Single by Tim McGraw

from the album Everywhere
- B-side: "One of These Days"
- Released: August 9, 1997
- Recorded: 1997
- Genre: Neotraditional country
- Length: 3:35
- Label: Curb
- Songwriters: Mark Nesler; Tony Martin;
- Producers: Byron Gallimore; Tim McGraw; James Stroud;

Tim McGraw singles chronology
| "Everywhere" (1997) | "Just to See You Smile" (1997) | "One of These Days" (1998) |

= Just to See You Smile =

"Just to See You Smile" is a song written by Mark Nesler and Tony Martin, and recorded by American country music artist Tim McGraw. It was released in August 1997 as the third single from McGraw's fourth studio album Everywhere. Having spent 42 weeks on the Billboard chart, it set what was then a record for being the longest-running single on the Billboard country chart since the inception of Nielsen SoundScan in 1990. It was also the longest chart run for any country single in the 1990s. The song was also released by Mitchell Tenpenny in 2018.

==Critical reception==
Kevin John Coyne of Country Universe gave the song an A grade, saying McGraw "plays his cards so close to his chest that upon first listen, you may only pick up on his unconditional love and selflessness toward the girl who’s been stringing him along for all these years."

==Track listing==
Single
1. Just To See You Smile 	3:34
2. Everywhere 	4:50

==Chart performance==
"Just to See You Smile" debuted in August 1997 and surged in November.

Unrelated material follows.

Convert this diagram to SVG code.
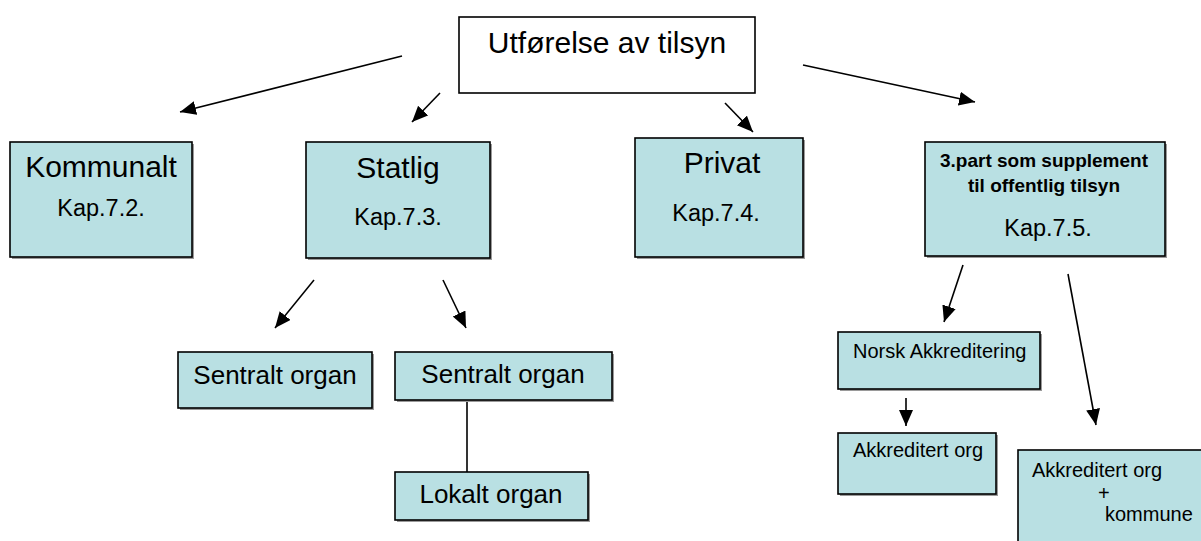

It became McGraw's third consecutive No. 1 single from Everywhere and his seventh overall, spending six weeks atop the Billboard magazine Hot Country Singles & Tracks chart in January and February 1998. It was also McGraw's second single to be declared by Billboard as the Number One country single of the year.

==Chart history==

| Chart (1997–1998) | Peak position |
|---|---|
| Canada Country Tracks (RPM) | 1 |
| US Hot Country Songs (Billboard) | 1 |

===Year-end charts===

| Chart (1998) | Position |
|---|---|
| Canada Country Tracks (RPM) | 28 |
| US Country Songs (Billboard) | 1 |

==Certifications==

| Region | Certification | Certified units/sales |
| United States (RIAA) | 2× Platinum | 2,000,000^{‡} |
^{‡} Sales+streaming figures based on certification alone.